How Mathilde Collin Built a Global B2B Brand by Making Email Feel Human
From bootstrapping in Paris to scaling Front into a category leader, this founder proved that simplicity can beat complexity. (5-minute read)
Billions of emails are sent every day.
Almost none are designed for teams.
Mathilde Collin saw that gap and built Front.
She helped redefine how teams communicate with customers.
She challenged the idea that business communication had to feel cold, robotic, and disconnected.
That stood out to me.
Because most software tries to automate relationships.
Front tries to improve them.
And that difference shaped everything about how the company grew.
Mathilde did not start with technology.
She started with a problem:
Why does internal communication feel easy, but external communication feels broken?
That question built a billion-dollar company.
And what I find fascinating is how often billion-dollar companies start with questions that feel almost obvious in hindsight.
Simple frustrations.
Daily inefficiencies.
Things everyone notices but no one prioritizes fixing.
Sometimes the biggest opportunities are hiding inside small annoyances we experience every single day.
Mathilde saw friction where others saw routine.
She paid attention to something most people had learned to tolerate.
That is often where real innovation begins.
From Paris to Silicon Valley
Mathilde grew up in France and studied engineering.

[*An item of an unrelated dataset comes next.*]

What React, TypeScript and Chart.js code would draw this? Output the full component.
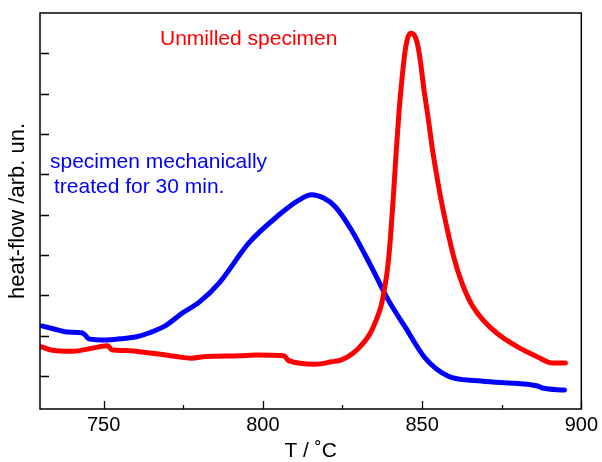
import React, { useEffect, useRef } from "react";
import { Chart, registerables } from "chart.js";

Chart.register(...registerables);

// Temperature (°C) and heat-flow (arb. units)
const redT = [730.6, 733.1, 740.3, 746.6, 751.3, 752.5, 757.2, 761.3, 766.6, 772.8, 777.5, 782.2, 792.5, 797.8, 806.6, 808.1, 816.6, 821.6, 824.7, 828.4, 831.6, 833.8, 835.6, 837.2, 838.1, 839.1, 840.0, 840.9, 841.9, 842.8, 843.8, 844.7, 845.6, 846.6, 847.5, 848.4, 849.4, 850.6, 851.9, 853.1, 854.4, 855.9, 857.8, 860.0, 862.5, 865.3, 869.1, 873.8, 880.0, 886.3, 890.9, 895.0];
const redV = [1.72, 1.65, 1.61, 1.69, 1.75, 1.65, 1.63, 1.60, 1.55, 1.48, 1.44, 1.48, 1.50, 1.52, 1.50, 1.38, 1.29, 1.35, 1.40, 1.57, 1.82, 2.07, 2.39, 2.76, 3.13, 3.63, 4.37, 5.36, 6.60, 7.60, 8.46, 9.08, 9.41, 9.50, 9.46, 9.28, 8.84, 8.09, 7.40, 6.70, 6.06, 5.39, 4.67, 3.93, 3.31, 2.81, 2.39, 2.04, 1.72, 1.47, 1.32, 1.32];

const blueT = [730.6, 734.1, 738.4, 743.1, 744.1, 745.3, 750.9, 755.0, 760.3, 764.4, 769.7, 774.7, 780.0, 786.3, 795.6, 805.0, 811.3, 815.3, 819.1, 822.8, 827.8, 834.1, 839.4, 844.7, 850.9, 858.1, 867.5, 875.9, 884.1, 886.3, 887.8, 894.7];
const blueV = [2.24, 2.17, 2.09, 2.07, 2.02, 1.92, 1.89, 1.92, 1.97, 2.07, 2.26, 2.56, 2.83, 3.31, 4.30, 4.99, 5.36, 5.49, 5.41, 5.19, 4.62, 3.70, 2.88, 2.21, 1.45, 1.00, 0.88, 0.83, 0.78, 0.75, 0.70, 0.65];

const xMajorTicks = [750, 800, 850, 900];
const xMinorTicks = [775, 825, 875];
const yTicks = [1, 2, 3, 4, 5, 6, 7, 8, 9];

const FONT = "'Liberation Sans', Arial, sans-serif";

const framePlugin = {
  id: "frame",
  afterDraw(chart: any) {
    const { ctx, chartArea: a, scales } = chart;
    const xs = scales.x;
    const ys = scales.y;
    ctx.save();
    ctx.strokeStyle = "#000";
    ctx.lineWidth = 1.3;
    ctx.beginPath();
    xMajorTicks.forEach((v) => {
      const p = Math.round(xs.getPixelForValue(v)) + 0.5;
      ctx.moveTo(p, a.bottom);
      ctx.lineTo(p, a.bottom - 8);
    });
    xMinorTicks.forEach((v) => {
      const p = Math.round(xs.getPixelForValue(v)) + 0.5;
      ctx.moveTo(p, a.bottom);
      ctx.lineTo(p, a.bottom - 4);
    });
    yTicks.forEach((v) => {
      const p = Math.round(ys.getPixelForValue(v)) + 0.5;
      ctx.moveTo(a.left, p);
      ctx.lineTo(a.left + 9, p);
    });
    ctx.stroke();
    ctx.lineWidth = 1.5;
    ctx.strokeRect(a.left, a.top, a.right - a.left, a.bottom - a.top);

    ctx.font = "21px " + FONT;
    ctx.textBaseline = "alphabetic";
    ctx.textAlign = "left";
    ctx.fillStyle = "#ff0000";
    ctx.fillText("Unmilled specimen", 160, 45);
    ctx.fillStyle = "#0000ff";
    ctx.fillText("specimen mechanically", 50, 168);
    ctx.fillText("treated for 30 min.", 54, 193);
    ctx.restore();
  },
};

export default function App() {
  const ref = useRef<HTMLCanvasElement | null>(null);
  useEffect(() => {
    if (!ref.current) return;
    const chart = new Chart(ref.current, {
      type: "line",
      data: {
        datasets: [
          {
            label: "Unmilled specimen",
            data: redT.map((t, i) => ({ x: t, y: redV[i] })),
            borderColor: "#ff0000",
            borderWidth: 5,
            pointRadius: 0,
            cubicInterpolationMode: "monotone",
            borderJoinStyle: "round",
            borderCapStyle: "round",
            fill: false,
          },
          {
            label: "specimen mechanically treated for 30 min.",
            data: blueT.map((t, i) => ({ x: t, y: blueV[i] })),
            borderColor: "#0000ff",
            borderWidth: 5,
            pointRadius: 0,
            cubicInterpolationMode: "monotone",
            borderJoinStyle: "round",
            borderCapStyle: "round",
            fill: false,
          },
        ],
      },
      options: {
        animation: false,
        responsive: false,
        devicePixelRatio: 1,
        layout: { padding: { top: 13, right: 17, left: 0, bottom: 0 } },
        plugins: { legend: { display: false }, tooltip: { enabled: false } },
        scales: {
          x: {
            type: "linear",
            min: 730,
            max: 900,
            grid: { display: false, drawTicks: false },
            border: { display: false },
            afterBuildTicks: (s: any) => {
              s.ticks = xMajorTicks.map((v) => ({ value: v }));
            },
            afterFit: (s: any) => {
              s.height = 53;
            },
            ticks: {
              color: "#000",
              font: { family: FONT, size: 20 },
              padding: 4,
              maxRotation: 0,
              autoSkip: false,
            },
            title: {
              display: true,
              text: "T / ˚C",
              color: "#000",
              font: { family: FONT, size: 21, lineHeight: 1 },
              padding: { top: 0, bottom: 0 },
            },
          },
          y: {
            type: "linear",
            min: 0.18,
            max: 10,
            grid: { display: false, drawTicks: false },
            border: { display: false },
            afterBuildTicks: (s: any) => {
              s.ticks = yTicks.map((v) => ({ value: v }));
            },
            afterFit: (s: any) => {
              s.width = 40;
            },
            ticks: { display: false },
            title: {
              display: true,
              text: "heat-flow /arb. un.",
              color: "#000",
              font: { family: FONT, size: 22, lineHeight: 1 },
              padding: { top: 7, bottom: 0 },
            },
          },
        },
      },
      plugins: [framePlugin],
    } as any);
    return () => chart.destroy();
  }, []);
  return (
    <div style={{ position: "absolute", left: 0, top: 0, width: 602, height: 462, background: "#fff" }}>
      <canvas ref={ref} width={602} height={462} />
    </div>
  );
}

She started her career at Palantir, one of the most technical companies in Silicon Valley.
But instead of staying in enterprise infrastructure, she noticed something simpler.
Teams were spending hours inside email.
Customer conversations were scattered.
Accountability was unclear.
Important messages slipped through cracks.
Email was still the default communication tool for business.
But it was not built for teams.
That insight became Front’s starting point.
Instead of replacing email, Mathilde wanted to improve it.
That was a bold decision.
Because founders are often told:
“Build something new.”
“Disrupt the category.”
“Kill the old system.”
Mathilde did the opposite.
She upgraded the system that everyone already used.
That made adoption easier.
That made the product obvious.
That made growth faster.
The Simple Idea That Was Hard to Execute
Front launched in 2014 with a simple promise:
Bring team collaboration into email.
Shared inboxes already existed.
Customer support tools already existed.
But most of them felt transactional.
Front focused on clarity.
Teams could:
Assign emails
Comment internally
See conversation history
Collaborate without forwarding endless threads
Email became a workspace.
Not just a tool.
This is a pattern strong founders understand:
Big opportunities often hide inside boring categories.
The email looked crowded.
But it was still broken.
Mathilde did not invent a new behavior.
She improved existing behavior.
That is often easier to scale.
Design as a Competitive Advantage
One thing that stands out about Front is how much attention Mathilde placed on product design.
Most enterprise tools prioritize features.
Front prioritized experience.
The interface felt clean.
The workflows felt intuitive.
The product felt modern.
That helped the company expand beyond support teams into sales, operations, and customer success.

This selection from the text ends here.